THE REQUEST
Write out each line that follows exactly as it stands, without the pictures.

Begin

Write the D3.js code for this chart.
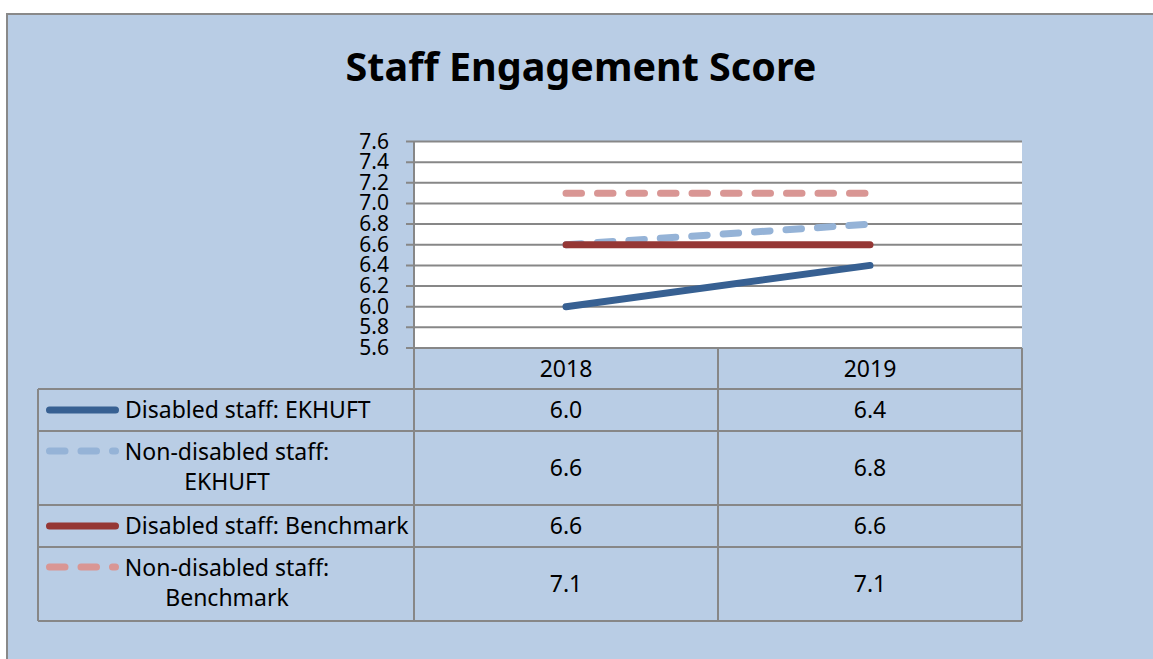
<!DOCTYPE html>
<html>
<head>
<meta charset="utf-8">
<script src="https://cdn.jsdelivr.net/npm/d3@7"></script>
<style>
  body { margin: 0; background: #fff; }
  svg text { font-family: "Noto Sans", "Open Sans", sans-serif; fill: #000; }
</style>
</head>
<body>
<div id="chart"></div>
<script>
const categories = ["2018", "2019"];
const seriesNames = [
  ["Disabled staff: EKHUFT"],
  ["Non-disabled staff:", "EKHUFT"],
  ["Disabled staff: Benchmark"],
  ["Non-disabled staff:", "Benchmark"]
];
const seriesValues = [
  [6.0, 6.4],
  [6.6, 6.8],
  [6.6, 6.6],
  [7.1, 7.1]
];
const seriesColors = ["#376092", "#95b3d7", "#953735", "#d99694"];
const seriesDashed = [false, true, false, true];
const yTicks = [5.6, 5.8, 6.0, 6.2, 6.4, 6.6, 6.8, 7.0, 7.2, 7.4, 7.6];

(function() {
  const width = 1153, height = 659,
    plot = { left: 414, right: 1022, top: 141.5, bottom: 348 },
    tableLeft = 38,
    headerH = 41,
    lineRowH = 42, twoLineRowH = 74,
    gridColor = "#878787",
    tableFont = "23px",
    dash = "15.5 16";

  const svg = d3.select("#chart").append("svg")
    .attr("width", width)
    .attr("height", height);

  // chart area background
  svg.append("rect")
    .attr("x", 7).attr("y", 14)
    .attr("width", width + 10).attr("height", height + 10)
    .attr("fill", "#b9cde5")
    .attr("stroke", "#898989")
    .attr("stroke-width", 2);

  svg.append("text")
    .attr("x", 581).attr("y", 81)
    .attr("text-anchor", "middle")
    .style("font-size", "39.5px")
    .style("font-weight", "bold")
    .text("Staff Engagement Score");

  const x = d3.scaleBand().domain(categories).range([plot.left, plot.right]);
  const y = d3.scaleLinear().domain([5.6, 7.6]).range([plot.bottom, plot.top]);

  svg.append("rect")
    .attr("x", plot.left).attr("y", plot.top)
    .attr("width", plot.right - plot.left).attr("height", plot.bottom - plot.top)
    .attr("fill", "#fff");

  // gridlines
  svg.append("g").selectAll("line")
    .data(yTicks)
    .join("line")
    .attr("x1", plot.left - 8).attr("x2", plot.right)
    .attr("y1", d => y(d)).attr("y2", d => y(d))
    .attr("stroke", gridColor)
    .attr("stroke-width", 2);

  svg.append("g").selectAll("text")
    .data(yTicks)
    .join("text")
    .attr("x", 389)
    .attr("y", d => y(d) + 7)
    .attr("text-anchor", "end")
    .style("font-size", "21px")
    .text(d => d.toFixed(1));

  // table rows
  const rowHeights = seriesNames.map(n => n.length > 1 ? twoLineRowH : lineRowH);
  const rowTops = [];
  let acc = plot.bottom + headerH;
  rowHeights.forEach(h => { rowTops.push(acc); acc += h; });
  const tableBottom = acc;

  const tbl = svg.append("g")
    .attr("stroke", gridColor)
    .attr("stroke-width", 2)
    .attr("fill", "none");

  // vertical lines
  tbl.append("line")
    .attr("x1", plot.left).attr("x2", plot.left)
    .attr("y1", plot.top).attr("y2", tableBottom);
  tbl.append("line")
    .attr("x1", plot.right).attr("x2", plot.right)
    .attr("y1", plot.bottom).attr("y2", tableBottom);
  tbl.append("line")
    .attr("x1", x(categories[1])).attr("x2", x(categories[1]))
    .attr("y1", plot.bottom).attr("y2", tableBottom);
  tbl.append("line")
    .attr("x1", tableLeft).attr("x2", tableLeft)
    .attr("y1", rowTops[0]).attr("y2", tableBottom);
  // horizontal lines
  tbl.selectAll(".hl")
    .data(rowTops.concat([tableBottom]))
    .join("line")
    .attr("x1", tableLeft).attr("x2", plot.right)
    .attr("y1", d => d).attr("y2", d => d);

  svg.append("g").selectAll("text")
    .data(categories)
    .join("text")
    .attr("x", d => x(d) + x.bandwidth() / 2)
    .attr("y", plot.bottom + headerH / 2 + 8.2)
    .attr("text-anchor", "middle")
    .style("font-size", tableFont)
    .text(d => d);

  const line = d3.line()
    .x((d, i) => x(categories[i]) + x.bandwidth() / 2)
    .y(d => y(d));

  seriesValues.forEach((vals, s) => {
    const top = rowTops[s], h = rowHeights[s];
    const mid = top + h / 2;

    svg.append("path")
      .attr("d", line(vals))
      .attr("fill", "none")
      .attr("stroke", seriesColors[s])
      .attr("stroke-width", 7)
      .attr("stroke-linecap", "round")
      .attr("stroke-dasharray", seriesDashed[s] ? dash : null);

    // values
    svg.append("g").selectAll("text")
      .data(vals)
      .join("text")
      .attr("x", (d, i) => x(categories[i]) + x.bandwidth() / 2)
      .attr("y", mid + 8.2)
      .attr("text-anchor", "middle")
      .style("font-size", tableFont)
      .text(d => d.toFixed(1));

    // legend key
    const names = seriesNames[s];
    const keyY = names.length > 1 ? top + 20 : mid;
    svg.append("line")
      .attr("x1", 49.5).attr("x2", 115.5)
      .attr("y1", keyY).attr("y2", keyY)
      .attr("stroke", seriesColors[s])
      .attr("stroke-width", 7)
      .attr("stroke-linecap", "round")
      .attr("stroke-dasharray", seriesDashed[s] ? dash : null);

    const label = svg.append("text")
      .style("font-size", tableFont);
    if (names.length === 1) {
      label.attr("x", 125).attr("y", mid + 7.5).text(names[0]);
    } else {
      label.attr("text-anchor", "middle");
      names.forEach((n, k) => {
        label.append("tspan")
          .attr("x", 227)
          .attr("y", top + 29 + k * 30)
          .text(n);
      });
    }
  });
})();
</script>
</body>
</html>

End

THE RESPONSE
Write the D3.js code for this chart.
<!DOCTYPE html>
<html>
<head>
<meta charset="utf-8">
<script src="https://cdn.jsdelivr.net/npm/d3@7"></script>
<style>
  body { margin: 0; background: #fff; }
  svg text { font-family: "Noto Sans", "Open Sans", sans-serif; fill: #000; }
</style>
</head>
<body>
<div id="chart"></div>
<script>
const categories = ["2018", "2019"];
const seriesNames = [
  ["Disabled staff: EKHUFT"],
  ["Non-disabled staff:", "EKHUFT"],
  ["Disabled staff: Benchmark"],
  ["Non-disabled staff:", "Benchmark"]
];
const seriesValues = [
  [6.0, 6.4],
  [6.6, 6.8],
  [6.6, 6.6],
  [7.1, 7.1]
];
const seriesColors = ["#376092", "#95b3d7", "#953735", "#d99694"];
const seriesDashed = [false, true, false, true];
const yTicks = [5.6, 5.8, 6.0, 6.2, 6.4, 6.6, 6.8, 7.0, 7.2, 7.4, 7.6];

(function() {
  const width = 1153, height = 659,
    plot = { left: 414, right: 1022, top: 141.5, bottom: 348 },
    tableLeft = 38,
    headerH = 41,
    lineRowH = 42, twoLineRowH = 74,
    gridColor = "#878787",
    tableFont = "23px",
    dash = "15.5 16";

  const svg = d3.select("#chart").append("svg")
    .attr("width", width)
    .attr("height", height);

  // chart area background
  svg.append("rect")
    .attr("x", 7).attr("y", 14)
    .attr("width", width + 10).attr("height", height + 10)
    .attr("fill", "#b9cde5")
    .attr("stroke", "#898989")
    .attr("stroke-width", 2);

  svg.append("text")
    .attr("x", 581).attr("y", 81)
    .attr("text-anchor", "middle")
    .style("font-size", "39.5px")
    .style("font-weight", "bold")
    .text("Staff Engagement Score");

  const x = d3.scaleBand().domain(categories).range([plot.left, plot.right]);
  const y = d3.scaleLinear().domain([5.6, 7.6]).range([plot.bottom, plot.top]);

  svg.append("rect")
    .attr("x", plot.left).attr("y", plot.top)
    .attr("width", plot.right - plot.left).attr("height", plot.bottom - plot.top)
    .attr("fill", "#fff");

  // gridlines
  svg.append("g").selectAll("line")
    .data(yTicks)
    .join("line")
    .attr("x1", plot.left - 8).attr("x2", plot.right)
    .attr("y1", d => y(d)).attr("y2", d => y(d))
    .attr("stroke", gridColor)
    .attr("stroke-width", 2);

  svg.append("g").selectAll("text")
    .data(yTicks)
    .join("text")
    .attr("x", 389)
    .attr("y", d => y(d) + 7)
    .attr("text-anchor", "end")
    .style("font-size", "21px")
    .text(d => d.toFixed(1));

  // table rows
  const rowHeights = seriesNames.map(n => n.length > 1 ? twoLineRowH : lineRowH);
  const rowTops = [];
  let acc = plot.bottom + headerH;
  rowHeights.forEach(h => { rowTops.push(acc); acc += h; });
  const tableBottom = acc;

  const tbl = svg.append("g")
    .attr("stroke", gridColor)
    .attr("stroke-width", 2)
    .attr("fill", "none");

  // vertical lines
  tbl.append("line")
    .attr("x1", plot.left).attr("x2", plot.left)
    .attr("y1", plot.top).attr("y2", tableBottom);
  tbl.append("line")
    .attr("x1", plot.right).attr("x2", plot.right)
    .attr("y1", plot.bottom).attr("y2", tableBottom);
  tbl.append("line")
    .attr("x1", x(categories[1])).attr("x2", x(categories[1]))
    .attr("y1", plot.bottom).attr("y2", tableBottom);
  tbl.append("line")
    .attr("x1", tableLeft).attr("x2", tableLeft)
    .attr("y1", rowTops[0]).attr("y2", tableBottom);
  // horizontal lines
  tbl.selectAll(".hl")
    .data(rowTops.concat([tableBottom]))
    .join("line")
    .attr("x1", tableLeft).attr("x2", plot.right)
    .attr("y1", d => d).attr("y2", d => d);

  svg.append("g").selectAll("text")
    .data(categories)
    .join("text")
    .attr("x", d => x(d) + x.bandwidth() / 2)
    .attr("y", plot.bottom + headerH / 2 + 8.2)
    .attr("text-anchor", "middle")
    .style("font-size", tableFont)
    .text(d => d);

  const line = d3.line()
    .x((d, i) => x(categories[i]) + x.bandwidth() / 2)
    .y(d => y(d));

  seriesValues.forEach((vals, s) => {
    const top = rowTops[s], h = rowHeights[s];
    const mid = top + h / 2;

    svg.append("path")
      .attr("d", line(vals))
      .attr("fill", "none")
      .attr("stroke", seriesColors[s])
      .attr("stroke-width", 7)
      .attr("stroke-linecap", "round")
      .attr("stroke-dasharray", seriesDashed[s] ? dash : null);

    // values
    svg.append("g").selectAll("text")
      .data(vals)
      .join("text")
      .attr("x", (d, i) => x(categories[i]) + x.bandwidth() / 2)
      .attr("y", mid + 8.2)
      .attr("text-anchor", "middle")
      .style("font-size", tableFont)
      .text(d => d.toFixed(1));

    // legend key
    const names = seriesNames[s];
    const keyY = names.length > 1 ? top + 20 : mid;
    svg.append("line")
      .attr("x1", 49.5).attr("x2", 115.5)
      .attr("y1", keyY).attr("y2", keyY)
      .attr("stroke", seriesColors[s])
      .attr("stroke-width", 7)
      .attr("stroke-linecap", "round")
      .attr("stroke-dasharray", seriesDashed[s] ? dash : null);

    const label = svg.append("text")
      .style("font-size", tableFont);
    if (names.length === 1) {
      label.attr("x", 125).attr("y", mid + 7.5).text(names[0]);
    } else {
      label.attr("text-anchor", "middle");
      names.forEach((n, k) => {
        label.append("tspan")
          .attr("x", 227)
          .attr("y", top + 29 + k * 30)
          .text(n);
      });
    }
  });
})();
</script>
</body>
</html>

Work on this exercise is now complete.